Type of Faulting: Reverse faulting, with a left-lateral component

Time: July 21, 1952 / 4:52 am, PDT

Location: 35° 00' N, 119° 02' W 37 km (23 miles) south of Bakersfield

Magnitude: MW7.5

Fault Ruptured: White Wolf fault

Maximum Elevation Change: rise of about 1.3 meters (4 feet)

The largest earthquake in southern California since the Fort Tejon earthquake of 1857 and the Owens Valley earthquake of 1872, the Kern County earthquake of 1952 caused immense and widespread damage. The quake occurred on the White Wolf fault, a reverse fault (with some left-lateral component of slip) north of the intersection of the Garlock and San Andreas faults.

The area shaken by this quake was impressively large. It was felt in Reno, Nevada, and required a construction effort in Las Vegas to realign structural steel. In San Francisco, it was felt mainly by people on the upper floors of tall buildings. Power outtages occurred in Los Angeles, along with minor building damage.
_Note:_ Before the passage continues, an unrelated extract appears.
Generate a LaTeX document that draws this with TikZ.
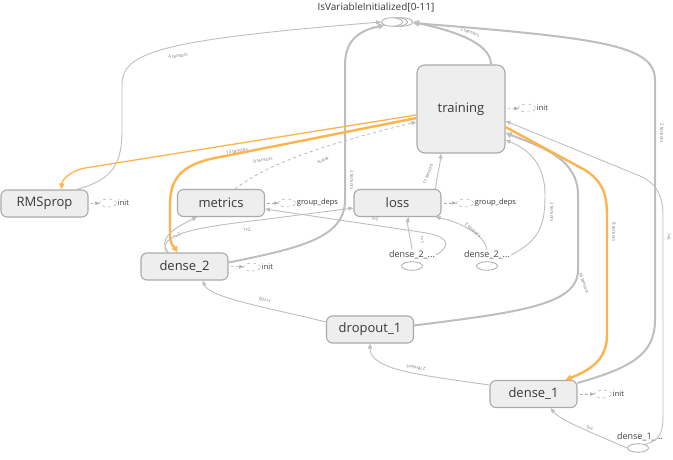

It was felt in San Diego as well, and even damaged one building there! At Owens Lake, about 200 kilometers away, the shaking broke a pipeline and disturbed salt beds, causing damage to a mining operation.
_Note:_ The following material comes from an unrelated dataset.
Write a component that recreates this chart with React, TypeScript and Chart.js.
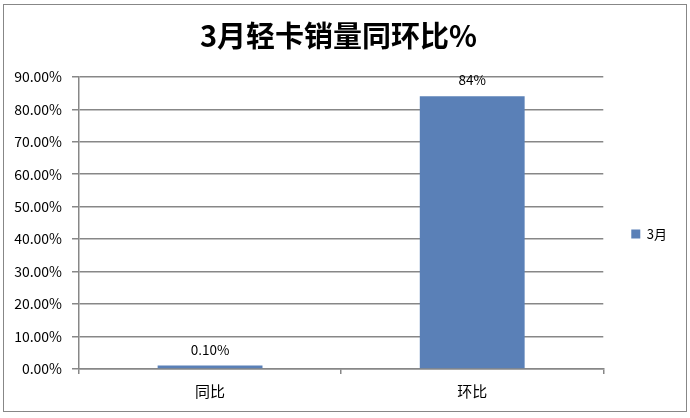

The Kern County earthquake claimed 12 lives, was responsible for at least 18 injuries, and caused at least $50 million in property damage. This quake and its aftershocks (at least 20 were of magnitude 5.0 or greater) were responsible for damaging hundreds of buildings in the Kern County area, at least 100 of which had to be torn down. It devestated a section of the Southern Pacific Railroad line near Bear Mountain. It wreaked havoc on agriculture in the Arvin area, where the land has been reclaimed from the Kern River Delta, creating conditions which amplify the shaking of an earthquake. Slumping and surface rupture caused irrigation breaks and subsurface movement disturbed well output. Major relevelling had to be done in many places.
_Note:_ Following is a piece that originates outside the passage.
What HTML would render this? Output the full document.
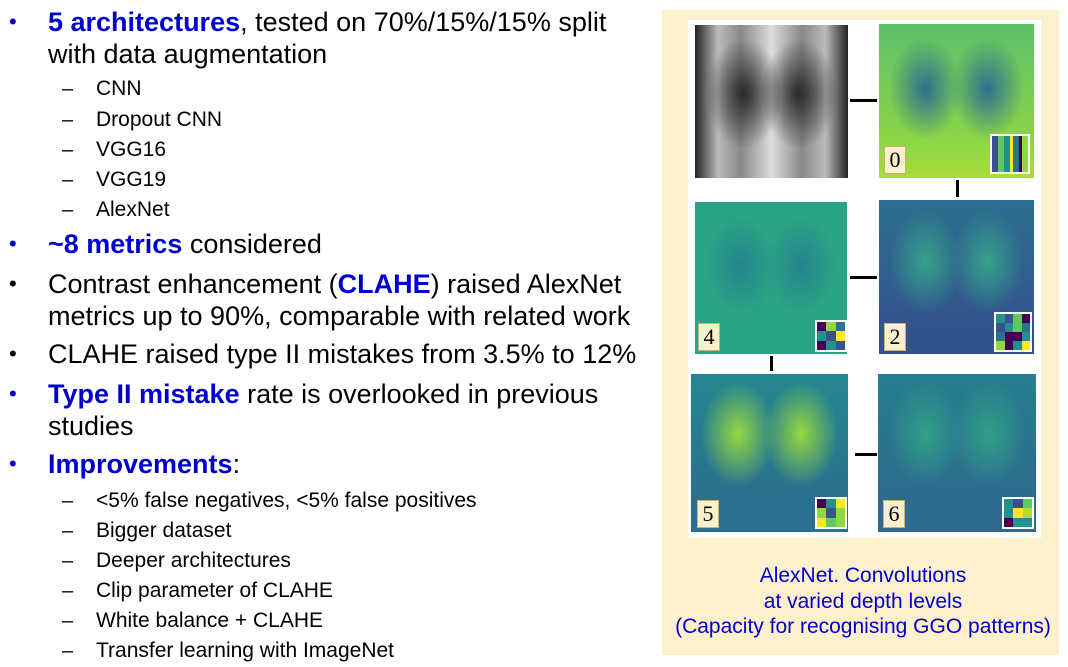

The Kern County quake came as something of a surprise to geologists and seismologists. Not only was the White Wolf fault not previously considered a major threat, but the size of the quake seemed disproportionate to the length of the fault which ruptured. The White Wolf fault is traceable for only about 48 km (34 miles), much less than the fault length typical thought necessary to produce such a major earthquake (compare this to the nearly 400 km (250 miles) of the San Andreas fault which broke in the magnitude 8 Fort Tejon quake of 1857). The amount of displacement at the surface also seemed small for the energy released. It is possible that much of the fault is buried, leaving no surface trace. The greatest slip may have occurred well beneath the surface, so that only a meter or so of slip was seen at ground level. Deep rupture and a non-vertical fault would also provide much of the "missing" rupture needed to explain the quake's large size -- a shorter but deeper rupture on a fault with a significant dip would release as much energy as a lengthier, shallow rupture on a vertical fault, since it is rupture area, not merely length, that determines the energy released in an earthquake.


Carol Rising Longo writes (2022): "Living at PP#2 [Power House No. 2 in San Francisquito Canyon] at that time and it threw me out of bed — I was 8. My Dad put me in a doorway and I watched our gateleg table 'walk' all the way across the living room floor."

Fred W. Trueblood III writes (2022): "I remember this one. We lived on San Francisquito Cyn Rd. Sounded like a steam engine coming down the canyon. My dad spent the entire earthquake in the hallway trying to get a leg into his pants."